┌─ Given material

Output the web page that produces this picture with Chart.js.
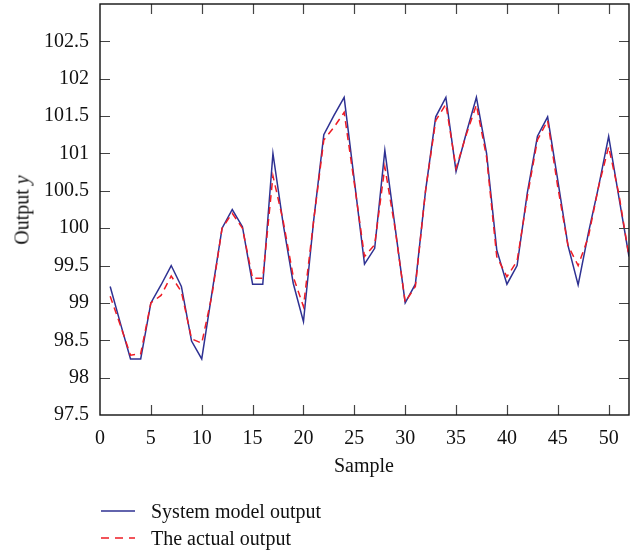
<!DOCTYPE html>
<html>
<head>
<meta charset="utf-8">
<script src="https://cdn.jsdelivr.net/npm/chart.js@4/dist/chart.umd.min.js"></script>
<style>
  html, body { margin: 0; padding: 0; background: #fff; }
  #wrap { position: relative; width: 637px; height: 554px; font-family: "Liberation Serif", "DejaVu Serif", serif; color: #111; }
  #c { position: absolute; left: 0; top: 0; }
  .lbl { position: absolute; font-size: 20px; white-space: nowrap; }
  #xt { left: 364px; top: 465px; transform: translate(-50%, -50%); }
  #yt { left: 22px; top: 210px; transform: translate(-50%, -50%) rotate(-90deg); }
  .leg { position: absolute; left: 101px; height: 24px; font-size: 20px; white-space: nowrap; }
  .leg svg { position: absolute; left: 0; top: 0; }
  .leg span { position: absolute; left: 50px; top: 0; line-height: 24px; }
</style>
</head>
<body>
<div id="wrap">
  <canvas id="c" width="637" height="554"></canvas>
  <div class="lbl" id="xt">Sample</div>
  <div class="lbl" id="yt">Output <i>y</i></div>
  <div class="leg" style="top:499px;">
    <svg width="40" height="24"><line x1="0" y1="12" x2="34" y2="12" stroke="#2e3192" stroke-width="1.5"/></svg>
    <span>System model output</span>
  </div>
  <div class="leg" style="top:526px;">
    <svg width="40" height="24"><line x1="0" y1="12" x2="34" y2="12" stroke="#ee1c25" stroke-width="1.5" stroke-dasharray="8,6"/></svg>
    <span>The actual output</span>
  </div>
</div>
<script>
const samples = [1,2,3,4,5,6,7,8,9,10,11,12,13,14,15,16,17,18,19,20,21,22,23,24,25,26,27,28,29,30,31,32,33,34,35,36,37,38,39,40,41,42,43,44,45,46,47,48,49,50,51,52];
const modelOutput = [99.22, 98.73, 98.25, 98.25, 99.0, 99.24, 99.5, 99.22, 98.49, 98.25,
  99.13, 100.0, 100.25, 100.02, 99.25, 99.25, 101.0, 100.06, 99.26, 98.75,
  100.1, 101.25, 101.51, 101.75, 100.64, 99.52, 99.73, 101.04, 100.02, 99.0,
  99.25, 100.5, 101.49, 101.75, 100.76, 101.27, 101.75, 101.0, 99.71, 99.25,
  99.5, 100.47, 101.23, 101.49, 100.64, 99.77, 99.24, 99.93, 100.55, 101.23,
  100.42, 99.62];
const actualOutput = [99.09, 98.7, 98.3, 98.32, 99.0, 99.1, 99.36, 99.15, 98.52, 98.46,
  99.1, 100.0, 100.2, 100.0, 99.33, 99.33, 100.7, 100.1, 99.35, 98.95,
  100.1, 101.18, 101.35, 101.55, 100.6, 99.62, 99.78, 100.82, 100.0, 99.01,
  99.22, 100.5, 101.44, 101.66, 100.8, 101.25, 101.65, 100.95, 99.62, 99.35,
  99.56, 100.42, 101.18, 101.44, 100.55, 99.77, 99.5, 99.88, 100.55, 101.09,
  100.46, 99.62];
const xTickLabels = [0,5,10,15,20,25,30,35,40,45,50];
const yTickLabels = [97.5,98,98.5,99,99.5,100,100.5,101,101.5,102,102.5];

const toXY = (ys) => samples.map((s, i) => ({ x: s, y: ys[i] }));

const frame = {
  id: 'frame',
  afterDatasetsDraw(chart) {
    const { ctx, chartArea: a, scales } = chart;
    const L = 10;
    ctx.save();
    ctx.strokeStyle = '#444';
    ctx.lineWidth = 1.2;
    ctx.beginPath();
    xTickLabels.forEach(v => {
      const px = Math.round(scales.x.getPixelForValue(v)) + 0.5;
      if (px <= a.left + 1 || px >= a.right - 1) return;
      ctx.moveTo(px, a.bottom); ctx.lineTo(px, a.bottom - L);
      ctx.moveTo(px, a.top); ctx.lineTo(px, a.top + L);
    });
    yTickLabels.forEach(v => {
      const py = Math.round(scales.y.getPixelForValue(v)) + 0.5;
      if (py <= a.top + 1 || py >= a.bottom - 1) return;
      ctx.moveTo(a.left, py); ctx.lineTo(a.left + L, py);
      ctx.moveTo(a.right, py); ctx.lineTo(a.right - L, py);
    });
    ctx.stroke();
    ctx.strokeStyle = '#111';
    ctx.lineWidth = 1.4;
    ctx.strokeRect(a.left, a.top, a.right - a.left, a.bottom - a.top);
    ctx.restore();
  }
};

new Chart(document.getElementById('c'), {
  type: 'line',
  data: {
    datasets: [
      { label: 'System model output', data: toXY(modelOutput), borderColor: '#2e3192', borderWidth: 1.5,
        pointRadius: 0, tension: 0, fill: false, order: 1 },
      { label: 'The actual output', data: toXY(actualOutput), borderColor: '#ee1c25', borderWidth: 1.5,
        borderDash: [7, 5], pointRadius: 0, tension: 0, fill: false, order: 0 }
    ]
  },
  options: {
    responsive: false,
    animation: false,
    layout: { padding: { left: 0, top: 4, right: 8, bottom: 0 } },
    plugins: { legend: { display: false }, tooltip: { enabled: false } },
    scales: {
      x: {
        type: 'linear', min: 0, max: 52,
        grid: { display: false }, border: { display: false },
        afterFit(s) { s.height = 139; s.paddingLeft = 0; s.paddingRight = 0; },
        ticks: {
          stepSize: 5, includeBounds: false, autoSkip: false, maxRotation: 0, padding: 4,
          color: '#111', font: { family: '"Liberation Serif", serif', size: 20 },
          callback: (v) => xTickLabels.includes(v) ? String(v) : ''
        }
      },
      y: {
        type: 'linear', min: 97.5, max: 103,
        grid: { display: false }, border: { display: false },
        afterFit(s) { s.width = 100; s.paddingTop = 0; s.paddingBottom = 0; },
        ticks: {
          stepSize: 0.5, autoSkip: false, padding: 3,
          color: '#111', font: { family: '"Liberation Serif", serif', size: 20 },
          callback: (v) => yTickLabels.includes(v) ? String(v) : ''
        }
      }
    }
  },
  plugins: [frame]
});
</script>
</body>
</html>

└─

[Exercise directions]:
Leave out the pictures and give the listing above again exactly.

[Finished exercise]:
Output the web page that produces this picture with Chart.js.
<!DOCTYPE html>
<html>
<head>
<meta charset="utf-8">
<script src="https://cdn.jsdelivr.net/npm/chart.js@4/dist/chart.umd.min.js"></script>
<style>
  html, body { margin: 0; padding: 0; background: #fff; }
  #wrap { position: relative; width: 637px; height: 554px; font-family: "Liberation Serif", "DejaVu Serif", serif; color: #111; }
  #c { position: absolute; left: 0; top: 0; }
  .lbl { position: absolute; font-size: 20px; white-space: nowrap; }
  #xt { left: 364px; top: 465px; transform: translate(-50%, -50%); }
  #yt { left: 22px; top: 210px; transform: translate(-50%, -50%) rotate(-90deg); }
  .leg { position: absolute; left: 101px; height: 24px; font-size: 20px; white-space: nowrap; }
  .leg svg { position: absolute; left: 0; top: 0; }
  .leg span { position: absolute; left: 50px; top: 0; line-height: 24px; }
</style>
</head>
<body>
<div id="wrap">
  <canvas id="c" width="637" height="554"></canvas>
  <div class="lbl" id="xt">Sample</div>
  <div class="lbl" id="yt">Output <i>y</i></div>
  <div class="leg" style="top:499px;">
    <svg width="40" height="24"><line x1="0" y1="12" x2="34" y2="12" stroke="#2e3192" stroke-width="1.5"/></svg>
    <span>System model output</span>
  </div>
  <div class="leg" style="top:526px;">
    <svg width="40" height="24"><line x1="0" y1="12" x2="34" y2="12" stroke="#ee1c25" stroke-width="1.5" stroke-dasharray="8,6"/></svg>
    <span>The actual output</span>
  </div>
</div>
<script>
const samples = [1,2,3,4,5,6,7,8,9,10,11,12,13,14,15,16,17,18,19,20,21,22,23,24,25,26,27,28,29,30,31,32,33,34,35,36,37,38,39,40,41,42,43,44,45,46,47,48,49,50,51,52];
const modelOutput = [99.22, 98.73, 98.25, 98.25, 99.0, 99.24, 99.5, 99.22, 98.49, 98.25,
  99.13, 100.0, 100.25, 100.02, 99.25, 99.25, 101.0, 100.06, 99.26, 98.75,
  100.1, 101.25, 101.51, 101.75, 100.64, 99.52, 99.73, 101.04, 100.02, 99.0,
  99.25, 100.5, 101.49, 101.75, 100.76, 101.27, 101.75, 101.0, 99.71, 99.25,
  99.5, 100.47, 101.23, 101.49, 100.64, 99.77, 99.24, 99.93, 100.55, 101.23,
  100.42, 99.62];
const actualOutput = [99.09, 98.7, 98.3, 98.32, 99.0, 99.1, 99.36, 99.15, 98.52, 98.46,
  99.1, 100.0, 100.2, 100.0, 99.33, 99.33, 100.7, 100.1, 99.35, 98.95,
  100.1, 101.18, 101.35, 101.55, 100.6, 99.62, 99.78, 100.82, 100.0, 99.01,
  99.22, 100.5, 101.44, 101.66, 100.8, 101.25, 101.65, 100.95, 99.62, 99.35,
  99.56, 100.42, 101.18, 101.44, 100.55, 99.77, 99.5, 99.88, 100.55, 101.09,
  100.46, 99.62];
const xTickLabels = [0,5,10,15,20,25,30,35,40,45,50];
const yTickLabels = [97.5,98,98.5,99,99.5,100,100.5,101,101.5,102,102.5];

const toXY = (ys) => samples.map((s, i) => ({ x: s, y: ys[i] }));

const frame = {
  id: 'frame',
  afterDatasetsDraw(chart) {
    const { ctx, chartArea: a, scales } = chart;
    const L = 10;
    ctx.save();
    ctx.strokeStyle = '#444';
    ctx.lineWidth = 1.2;
    ctx.beginPath();
    xTickLabels.forEach(v => {
      const px = Math.round(scales.x.getPixelForValue(v)) + 0.5;
      if (px <= a.left + 1 || px >= a.right - 1) return;
      ctx.moveTo(px, a.bottom); ctx.lineTo(px, a.bottom - L);
      ctx.moveTo(px, a.top); ctx.lineTo(px, a.top + L);
    });
    yTickLabels.forEach(v => {
      const py = Math.round(scales.y.getPixelForValue(v)) + 0.5;
      if (py <= a.top + 1 || py >= a.bottom - 1) return;
      ctx.moveTo(a.left, py); ctx.lineTo(a.left + L, py);
      ctx.moveTo(a.right, py); ctx.lineTo(a.right - L, py);
    });
    ctx.stroke();
    ctx.strokeStyle = '#111';
    ctx.lineWidth = 1.4;
    ctx.strokeRect(a.left, a.top, a.right - a.left, a.bottom - a.top);
    ctx.restore();
  }
};

new Chart(document.getElementById('c'), {
  type: 'line',
  data: {
    datasets: [
      { label: 'System model output', data: toXY(modelOutput), borderColor: '#2e3192', borderWidth: 1.5,
        pointRadius: 0, tension: 0, fill: false, order: 1 },
      { label: 'The actual output', data: toXY(actualOutput), borderColor: '#ee1c25', borderWidth: 1.5,
        borderDash: [7, 5], pointRadius: 0, tension: 0, fill: false, order: 0 }
    ]
  },
  options: {
    responsive: false,
    animation: false,
    layout: { padding: { left: 0, top: 4, right: 8, bottom: 0 } },
    plugins: { legend: { display: false }, tooltip: { enabled: false } },
    scales: {
      x: {
        type: 'linear', min: 0, max: 52,
        grid: { display: false }, border: { display: false },
        afterFit(s) { s.height = 139; s.paddingLeft = 0; s.paddingRight = 0; },
        ticks: {
          stepSize: 5, includeBounds: false, autoSkip: false, maxRotation: 0, padding: 4,
          color: '#111', font: { family: '"Liberation Serif", serif', size: 20 },
          callback: (v) => xTickLabels.includes(v) ? String(v) : ''
        }
      },
      y: {
        type: 'linear', min: 97.5, max: 103,
        grid: { display: false }, border: { display: false },
        afterFit(s) { s.width = 100; s.paddingTop = 0; s.paddingBottom = 0; },
        ticks: {
          stepSize: 0.5, autoSkip: false, padding: 3,
          color: '#111', font: { family: '"Liberation Serif", serif', size: 20 },
          callback: (v) => yTickLabels.includes(v) ? String(v) : ''
        }
      }
    }
  },
  plugins: [frame]
});
</script>
</body>
</html>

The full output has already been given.